> [Instructions for the task] Give a verbatim copy of the lines below, minus the pictures.

> [Raw data]
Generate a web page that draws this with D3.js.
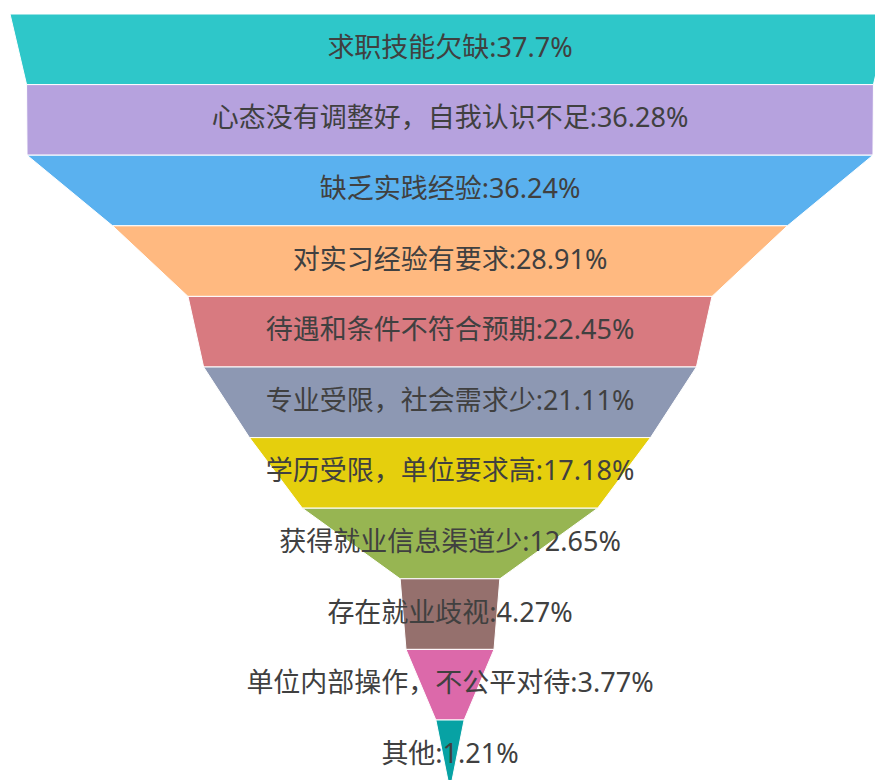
<!DOCTYPE html>
<html>
<head>
<meta charset="utf-8">
<script src="https://cdn.jsdelivr.net/npm/d3@7"></script>
<style>
  body { margin: 0; background: #fff; }
  svg { display: block; }
</style>
</head>
<body>
<div id="chart"></div>
<script>
var names = ["求职技能欠缺", "心态没有调整好，自我认识不足", "缺乏实践经验", "对实习经验有要求",
    "待遇和条件不符合预期", "专业受限，社会需求少", "学历受限，单位要求高", "获得就业信息渠道少",
    "存在就业歧视", "单位内部操作，不公平对待", "其他"];
var values = [37.7, 36.28, 36.24, 28.91, 22.45, 21.11, 17.18, 12.65, 4.27, 3.77, 1.21];
var colors = ["#2ec7c9", "#b6a2de", "#5ab1ef", "#ffb980", "#d87a80", "#8d98b3",
    "#e5cf0d", "#97b552", "#95706d", "#dc69aa", "#07a2a4"];

var width = 875,
    height = 780,
    cx = 450,
    topY = 14,
    layerH = 70.6;

var w = d3.scaleLinear()
    .domain([0, d3.max(values)])
    .range([0, 880]);

var y = d3.scaleBand()
    .domain(names)
    .range([topY, topY + layerH * names.length]);

var svg = d3.select("#chart").append("svg")
    .attr("width", width)
    .attr("height", height);

var rows = names.map(function(n, i) {
    return { name: n, value: values[i], next: i < values.length - 1 ? values[i + 1] : 0, color: colors[i] };
});

var g = svg.selectAll("g.layer")
    .data(rows)
    .enter().append("g")
    .attr("class", "layer");

g.append("path")
    .attr("d", function(d) {
        var y0 = y(d.name), y1 = y0 + y.bandwidth();
        var a = w(d.value) / 2, b = w(d.next) / 2;
        return "M" + (cx - a) + "," + y0 + "L" + (cx + a) + "," + y0 +
            "L" + (cx + b) + "," + y1 + "L" + (cx - b) + "," + y1 + "Z";
    })
    .style("fill", function(d) { return d.color; })
    .style("stroke", "#fff")
    .style("stroke-width", 1);

// labels sit inside each layer
g.append("text")
    .attr("x", cx)
    .attr("y", function(d) { return y(d.name) + y.bandwidth() / 2 - 3; })
    .attr("text-anchor", "middle")
    .attr("dominant-baseline", "central")
    .style("font-family", "'Noto Sans', 'Noto Sans CJK SC', sans-serif")
    .style("font-size", "27px")
    .style("fill", "#404040")
    .text(function(d) { return d.name + ":" + d.value + "%"; });
</script>
</body>
</html>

> [Answer for the task]
Generate a web page that draws this with D3.js.
<!DOCTYPE html>
<html>
<head>
<meta charset="utf-8">
<script src="https://cdn.jsdelivr.net/npm/d3@7"></script>
<style>
  body { margin: 0; background: #fff; }
  svg { display: block; }
</style>
</head>
<body>
<div id="chart"></div>
<script>
var names = ["求职技能欠缺", "心态没有调整好，自我认识不足", "缺乏实践经验", "对实习经验有要求",
    "待遇和条件不符合预期", "专业受限，社会需求少", "学历受限，单位要求高", "获得就业信息渠道少",
    "存在就业歧视", "单位内部操作，不公平对待", "其他"];
var values = [37.7, 36.28, 36.24, 28.91, 22.45, 21.11, 17.18, 12.65, 4.27, 3.77, 1.21];
var colors = ["#2ec7c9", "#b6a2de", "#5ab1ef", "#ffb980", "#d87a80", "#8d98b3",
    "#e5cf0d", "#97b552", "#95706d", "#dc69aa", "#07a2a4"];

var width = 875,
    height = 780,
    cx = 450,
    topY = 14,
    layerH = 70.6;

var w = d3.scaleLinear()
    .domain([0, d3.max(values)])
    .range([0, 880]);

var y = d3.scaleBand()
    .domain(names)
    .range([topY, topY + layerH * names.length]);

var svg = d3.select("#chart").append("svg")
    .attr("width", width)
    .attr("height", height);

var rows = names.map(function(n, i) {
    return { name: n, value: values[i], next: i < values.length - 1 ? values[i + 1] : 0, color: colors[i] };
});

var g = svg.selectAll("g.layer")
    .data(rows)
    .enter().append("g")
    .attr("class", "layer");

g.append("path")
    .attr("d", function(d) {
        var y0 = y(d.name), y1 = y0 + y.bandwidth();
        var a = w(d.value) / 2, b = w(d.next) / 2;
        return "M" + (cx - a) + "," + y0 + "L" + (cx + a) + "," + y0 +
            "L" + (cx + b) + "," + y1 + "L" + (cx - b) + "," + y1 + "Z";
    })
    .style("fill", function(d) { return d.color; })
    .style("stroke", "#fff")
    .style("stroke-width", 1);

// labels sit inside each layer
g.append("text")
    .attr("x", cx)
    .attr("y", function(d) { return y(d.name) + y.bandwidth() / 2 - 3; })
    .attr("text-anchor", "middle")
    .attr("dominant-baseline", "central")
    .style("font-family", "'Noto Sans', 'Noto Sans CJK SC', sans-serif")
    .style("font-size", "27px")
    .style("fill", "#404040")
    .text(function(d) { return d.name + ":" + d.value + "%"; });
</script>
</body>
</html>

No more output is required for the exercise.